* begin *

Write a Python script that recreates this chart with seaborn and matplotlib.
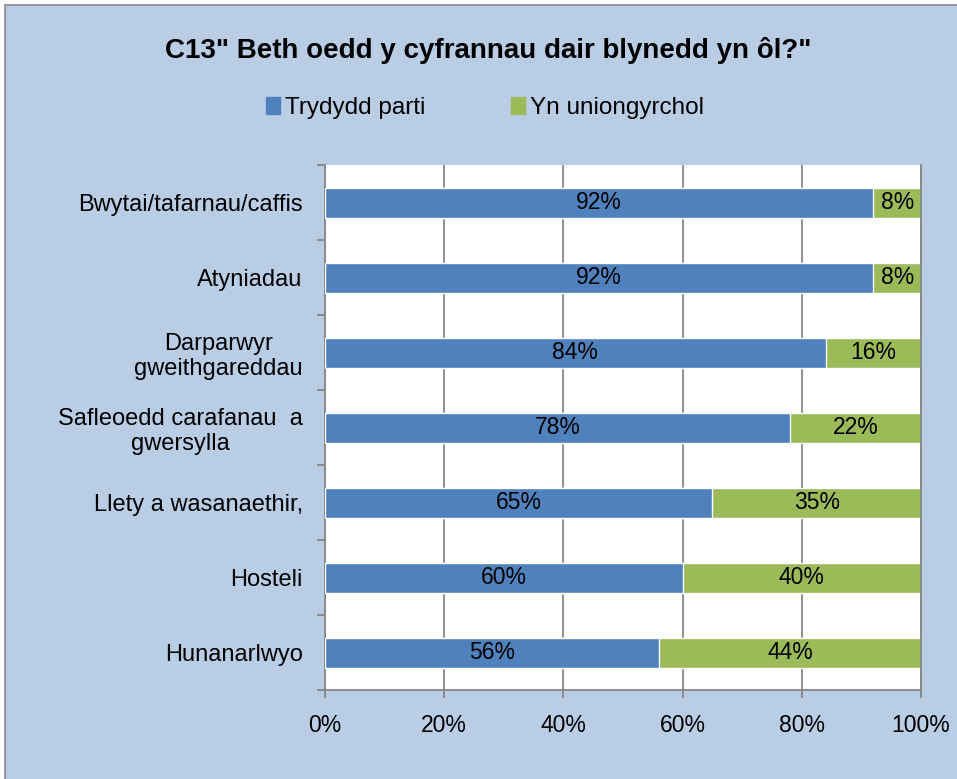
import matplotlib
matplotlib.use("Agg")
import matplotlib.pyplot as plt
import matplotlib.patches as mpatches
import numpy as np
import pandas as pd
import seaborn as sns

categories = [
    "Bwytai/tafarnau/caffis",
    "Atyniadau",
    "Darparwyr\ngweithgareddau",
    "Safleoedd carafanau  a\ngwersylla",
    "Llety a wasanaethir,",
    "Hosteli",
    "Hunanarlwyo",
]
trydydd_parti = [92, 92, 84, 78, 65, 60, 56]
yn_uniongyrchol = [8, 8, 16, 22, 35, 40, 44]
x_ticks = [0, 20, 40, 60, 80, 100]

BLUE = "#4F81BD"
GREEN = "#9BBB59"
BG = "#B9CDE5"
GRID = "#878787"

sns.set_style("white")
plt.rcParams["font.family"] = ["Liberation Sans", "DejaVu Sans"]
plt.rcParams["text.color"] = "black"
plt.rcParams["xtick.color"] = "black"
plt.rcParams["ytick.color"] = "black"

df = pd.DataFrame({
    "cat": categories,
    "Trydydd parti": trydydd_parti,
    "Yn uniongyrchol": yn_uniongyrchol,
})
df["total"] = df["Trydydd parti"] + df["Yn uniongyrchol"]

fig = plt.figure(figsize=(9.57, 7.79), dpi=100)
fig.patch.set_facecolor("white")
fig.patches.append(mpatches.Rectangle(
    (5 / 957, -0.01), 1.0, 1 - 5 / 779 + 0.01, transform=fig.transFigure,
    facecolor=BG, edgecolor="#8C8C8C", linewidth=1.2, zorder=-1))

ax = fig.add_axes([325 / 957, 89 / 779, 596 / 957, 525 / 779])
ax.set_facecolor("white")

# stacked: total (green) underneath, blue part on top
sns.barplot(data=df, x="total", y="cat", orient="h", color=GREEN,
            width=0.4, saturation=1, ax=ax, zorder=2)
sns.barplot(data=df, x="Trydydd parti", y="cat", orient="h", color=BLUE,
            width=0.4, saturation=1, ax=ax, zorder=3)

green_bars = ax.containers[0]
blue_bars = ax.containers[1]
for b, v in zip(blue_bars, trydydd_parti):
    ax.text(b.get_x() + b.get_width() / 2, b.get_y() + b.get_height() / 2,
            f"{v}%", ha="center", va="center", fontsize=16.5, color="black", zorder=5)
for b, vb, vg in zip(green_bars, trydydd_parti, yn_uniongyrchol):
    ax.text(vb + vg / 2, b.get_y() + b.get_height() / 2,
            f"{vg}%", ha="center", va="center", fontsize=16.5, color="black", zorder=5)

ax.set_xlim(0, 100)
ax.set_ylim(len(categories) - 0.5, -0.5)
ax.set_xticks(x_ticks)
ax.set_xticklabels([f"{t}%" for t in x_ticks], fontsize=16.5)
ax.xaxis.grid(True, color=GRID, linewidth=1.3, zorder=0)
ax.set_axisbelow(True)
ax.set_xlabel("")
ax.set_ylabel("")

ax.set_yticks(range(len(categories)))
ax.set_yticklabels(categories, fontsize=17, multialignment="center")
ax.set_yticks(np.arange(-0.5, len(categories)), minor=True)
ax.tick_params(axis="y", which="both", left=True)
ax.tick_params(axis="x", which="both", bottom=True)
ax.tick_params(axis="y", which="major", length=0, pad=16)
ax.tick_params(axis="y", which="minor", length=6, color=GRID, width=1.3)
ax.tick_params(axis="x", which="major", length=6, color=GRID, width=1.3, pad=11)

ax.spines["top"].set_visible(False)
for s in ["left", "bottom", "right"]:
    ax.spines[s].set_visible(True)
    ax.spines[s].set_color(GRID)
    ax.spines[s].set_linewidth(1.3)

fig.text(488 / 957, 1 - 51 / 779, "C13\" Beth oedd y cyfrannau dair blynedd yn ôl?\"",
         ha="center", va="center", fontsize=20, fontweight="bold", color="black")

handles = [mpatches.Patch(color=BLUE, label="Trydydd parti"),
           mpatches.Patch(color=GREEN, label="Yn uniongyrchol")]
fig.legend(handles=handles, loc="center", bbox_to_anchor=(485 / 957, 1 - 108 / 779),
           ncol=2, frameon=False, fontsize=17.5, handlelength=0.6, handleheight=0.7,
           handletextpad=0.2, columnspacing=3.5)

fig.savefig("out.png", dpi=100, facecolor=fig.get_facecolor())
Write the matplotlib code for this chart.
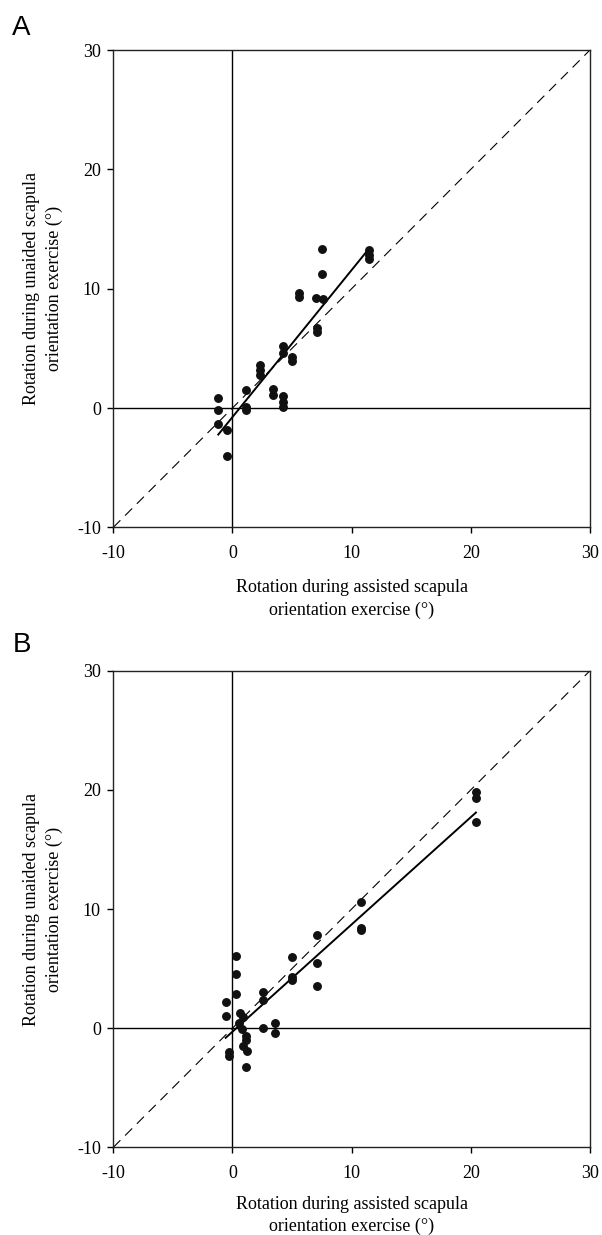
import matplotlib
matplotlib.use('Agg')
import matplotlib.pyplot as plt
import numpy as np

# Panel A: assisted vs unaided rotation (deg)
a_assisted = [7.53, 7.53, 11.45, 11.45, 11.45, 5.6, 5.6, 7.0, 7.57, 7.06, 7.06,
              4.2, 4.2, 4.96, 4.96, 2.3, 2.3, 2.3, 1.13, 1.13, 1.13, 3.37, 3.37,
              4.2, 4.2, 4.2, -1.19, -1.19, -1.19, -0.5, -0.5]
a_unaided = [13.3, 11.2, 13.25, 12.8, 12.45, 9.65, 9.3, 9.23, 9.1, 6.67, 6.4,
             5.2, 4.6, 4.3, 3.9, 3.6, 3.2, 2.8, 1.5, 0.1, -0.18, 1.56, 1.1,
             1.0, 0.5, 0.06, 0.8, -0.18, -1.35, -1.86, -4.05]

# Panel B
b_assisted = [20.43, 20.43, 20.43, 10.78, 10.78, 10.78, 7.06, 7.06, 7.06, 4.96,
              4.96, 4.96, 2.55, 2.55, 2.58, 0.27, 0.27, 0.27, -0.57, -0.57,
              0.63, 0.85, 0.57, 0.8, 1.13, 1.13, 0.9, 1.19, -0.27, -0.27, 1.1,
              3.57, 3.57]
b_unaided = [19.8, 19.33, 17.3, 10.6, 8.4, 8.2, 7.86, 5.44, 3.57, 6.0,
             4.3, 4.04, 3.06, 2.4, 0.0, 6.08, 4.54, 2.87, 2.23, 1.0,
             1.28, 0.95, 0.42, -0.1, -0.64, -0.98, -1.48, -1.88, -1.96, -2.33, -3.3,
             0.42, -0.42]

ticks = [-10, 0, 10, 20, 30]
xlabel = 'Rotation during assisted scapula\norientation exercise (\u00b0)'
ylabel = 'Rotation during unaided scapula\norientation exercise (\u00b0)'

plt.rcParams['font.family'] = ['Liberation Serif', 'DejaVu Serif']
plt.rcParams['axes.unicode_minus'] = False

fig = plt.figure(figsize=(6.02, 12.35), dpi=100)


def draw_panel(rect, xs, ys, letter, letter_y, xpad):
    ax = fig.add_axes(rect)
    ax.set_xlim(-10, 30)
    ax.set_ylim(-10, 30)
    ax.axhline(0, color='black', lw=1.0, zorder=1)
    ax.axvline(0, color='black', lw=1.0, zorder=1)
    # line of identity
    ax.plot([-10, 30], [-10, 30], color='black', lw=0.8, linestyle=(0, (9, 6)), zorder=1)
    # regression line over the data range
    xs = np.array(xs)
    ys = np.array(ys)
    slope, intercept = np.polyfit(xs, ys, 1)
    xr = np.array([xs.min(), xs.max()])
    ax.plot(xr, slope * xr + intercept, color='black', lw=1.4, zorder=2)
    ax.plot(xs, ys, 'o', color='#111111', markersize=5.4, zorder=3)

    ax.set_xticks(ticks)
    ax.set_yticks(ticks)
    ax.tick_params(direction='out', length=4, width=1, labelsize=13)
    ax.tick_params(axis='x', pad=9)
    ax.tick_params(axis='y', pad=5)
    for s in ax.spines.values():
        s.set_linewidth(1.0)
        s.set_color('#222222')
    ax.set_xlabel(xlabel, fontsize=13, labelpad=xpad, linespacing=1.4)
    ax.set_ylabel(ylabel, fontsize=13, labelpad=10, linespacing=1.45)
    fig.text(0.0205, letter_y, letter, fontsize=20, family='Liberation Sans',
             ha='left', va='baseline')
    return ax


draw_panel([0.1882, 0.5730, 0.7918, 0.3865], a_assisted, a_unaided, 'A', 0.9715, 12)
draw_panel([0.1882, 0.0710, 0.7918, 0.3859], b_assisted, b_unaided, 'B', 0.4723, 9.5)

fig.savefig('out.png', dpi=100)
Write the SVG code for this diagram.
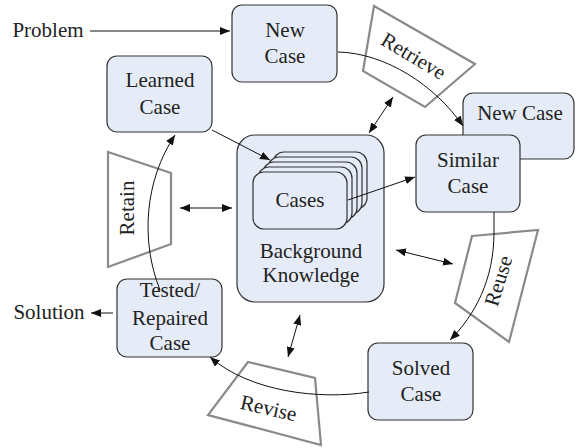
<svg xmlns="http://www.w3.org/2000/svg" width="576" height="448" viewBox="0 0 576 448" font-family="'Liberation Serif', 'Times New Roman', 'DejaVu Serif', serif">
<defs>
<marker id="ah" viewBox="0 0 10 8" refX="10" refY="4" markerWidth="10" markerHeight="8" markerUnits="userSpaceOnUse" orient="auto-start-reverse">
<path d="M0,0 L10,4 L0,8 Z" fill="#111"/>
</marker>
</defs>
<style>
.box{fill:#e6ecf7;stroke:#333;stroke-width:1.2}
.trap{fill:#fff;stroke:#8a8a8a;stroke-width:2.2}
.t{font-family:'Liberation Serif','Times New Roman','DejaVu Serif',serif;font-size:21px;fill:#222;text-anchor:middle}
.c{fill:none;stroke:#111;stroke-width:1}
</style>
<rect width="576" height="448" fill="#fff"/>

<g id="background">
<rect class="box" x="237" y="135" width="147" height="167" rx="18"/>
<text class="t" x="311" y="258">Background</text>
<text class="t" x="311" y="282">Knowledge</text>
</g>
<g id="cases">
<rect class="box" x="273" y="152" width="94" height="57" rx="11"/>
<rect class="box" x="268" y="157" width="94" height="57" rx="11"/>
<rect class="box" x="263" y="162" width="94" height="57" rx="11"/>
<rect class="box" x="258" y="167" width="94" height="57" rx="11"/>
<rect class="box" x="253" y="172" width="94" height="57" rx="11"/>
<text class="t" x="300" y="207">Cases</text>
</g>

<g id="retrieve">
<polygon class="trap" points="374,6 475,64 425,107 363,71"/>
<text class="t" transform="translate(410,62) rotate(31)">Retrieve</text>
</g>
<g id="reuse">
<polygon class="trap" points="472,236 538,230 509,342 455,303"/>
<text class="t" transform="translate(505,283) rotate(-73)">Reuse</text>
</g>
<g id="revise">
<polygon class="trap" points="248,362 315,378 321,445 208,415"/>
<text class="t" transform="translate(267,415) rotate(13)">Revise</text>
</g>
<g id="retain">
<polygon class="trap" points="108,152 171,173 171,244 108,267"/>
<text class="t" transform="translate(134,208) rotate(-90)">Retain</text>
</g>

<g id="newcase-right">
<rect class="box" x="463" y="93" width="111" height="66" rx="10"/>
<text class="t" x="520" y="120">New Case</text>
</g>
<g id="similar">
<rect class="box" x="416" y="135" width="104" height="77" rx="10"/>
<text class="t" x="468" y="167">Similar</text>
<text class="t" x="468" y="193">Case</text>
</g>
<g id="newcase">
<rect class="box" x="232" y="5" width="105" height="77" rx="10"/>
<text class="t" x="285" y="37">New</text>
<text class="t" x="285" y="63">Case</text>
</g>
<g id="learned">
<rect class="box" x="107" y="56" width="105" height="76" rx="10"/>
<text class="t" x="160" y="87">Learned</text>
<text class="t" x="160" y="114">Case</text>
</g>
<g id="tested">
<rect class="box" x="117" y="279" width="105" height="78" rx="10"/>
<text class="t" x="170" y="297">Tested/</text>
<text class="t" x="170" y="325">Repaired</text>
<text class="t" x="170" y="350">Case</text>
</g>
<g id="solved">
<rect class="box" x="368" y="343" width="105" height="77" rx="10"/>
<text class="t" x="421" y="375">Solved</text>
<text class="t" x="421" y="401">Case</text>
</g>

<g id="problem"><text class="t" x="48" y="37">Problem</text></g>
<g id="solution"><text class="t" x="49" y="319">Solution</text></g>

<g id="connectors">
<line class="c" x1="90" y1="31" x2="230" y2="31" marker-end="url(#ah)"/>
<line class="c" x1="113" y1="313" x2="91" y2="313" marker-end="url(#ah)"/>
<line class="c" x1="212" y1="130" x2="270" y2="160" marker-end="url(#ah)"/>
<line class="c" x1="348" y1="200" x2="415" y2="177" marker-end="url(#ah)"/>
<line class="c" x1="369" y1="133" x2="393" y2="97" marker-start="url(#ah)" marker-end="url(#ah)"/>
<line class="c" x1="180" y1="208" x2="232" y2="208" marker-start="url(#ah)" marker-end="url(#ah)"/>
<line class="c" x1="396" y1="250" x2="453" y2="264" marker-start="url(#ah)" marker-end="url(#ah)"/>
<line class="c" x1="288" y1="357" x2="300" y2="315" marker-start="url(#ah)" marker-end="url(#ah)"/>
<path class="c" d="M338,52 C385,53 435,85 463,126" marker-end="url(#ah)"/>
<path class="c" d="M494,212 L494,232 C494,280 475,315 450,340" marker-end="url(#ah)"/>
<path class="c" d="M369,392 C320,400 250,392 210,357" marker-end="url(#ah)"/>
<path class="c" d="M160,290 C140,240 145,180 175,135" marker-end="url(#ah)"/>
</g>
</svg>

* end *

__INSTRUCTION__
Repeat only what runs from the first line of the records above to the line with "width=0.4, saturation=1, ax=ax, zorder=3)", both included, word for word, minus the pictures.

__IN RESPONSE__
Write a Python script that recreates this chart with seaborn and matplotlib.
import matplotlib
matplotlib.use("Agg")
import matplotlib.pyplot as plt
import matplotlib.patches as mpatches
import numpy as np
import pandas as pd
import seaborn as sns

categories = [
    "Bwytai/tafarnau/caffis",
    "Atyniadau",
    "Darparwyr\ngweithgareddau",
    "Safleoedd carafanau  a\ngwersylla",
    "Llety a wasanaethir,",
    "Hosteli",
    "Hunanarlwyo",
]
trydydd_parti = [92, 92, 84, 78, 65, 60, 56]
yn_uniongyrchol = [8, 8, 16, 22, 35, 40, 44]
x_ticks = [0, 20, 40, 60, 80, 100]

BLUE = "#4F81BD"
GREEN = "#9BBB59"
BG = "#B9CDE5"
GRID = "#878787"

sns.set_style("white")
plt.rcParams["font.family"] = ["Liberation Sans", "DejaVu Sans"]
plt.rcParams["text.color"] = "black"
plt.rcParams["xtick.color"] = "black"
plt.rcParams["ytick.color"] = "black"

df = pd.DataFrame({
    "cat": categories,
    "Trydydd parti": trydydd_parti,
    "Yn uniongyrchol": yn_uniongyrchol,
})
df["total"] = df["Trydydd parti"] + df["Yn uniongyrchol"]

fig = plt.figure(figsize=(9.57, 7.79), dpi=100)
fig.patch.set_facecolor("white")
fig.patches.append(mpatches.Rectangle(
    (5 / 957, -0.01), 1.0, 1 - 5 / 779 + 0.01, transform=fig.transFigure,
    facecolor=BG, edgecolor="#8C8C8C", linewidth=1.2, zorder=-1))

ax = fig.add_axes([325 / 957, 89 / 779, 596 / 957, 525 / 779])
ax.set_facecolor("white")

# stacked: total (green) underneath, blue part on top
sns.barplot(data=df, x="total", y="cat", orient="h", color=GREEN,
            width=0.4, saturation=1, ax=ax, zorder=2)
sns.barplot(data=df, x="Trydydd parti", y="cat", orient="h", color=BLUE,
            width=0.4, saturation=1, ax=ax, zorder=3)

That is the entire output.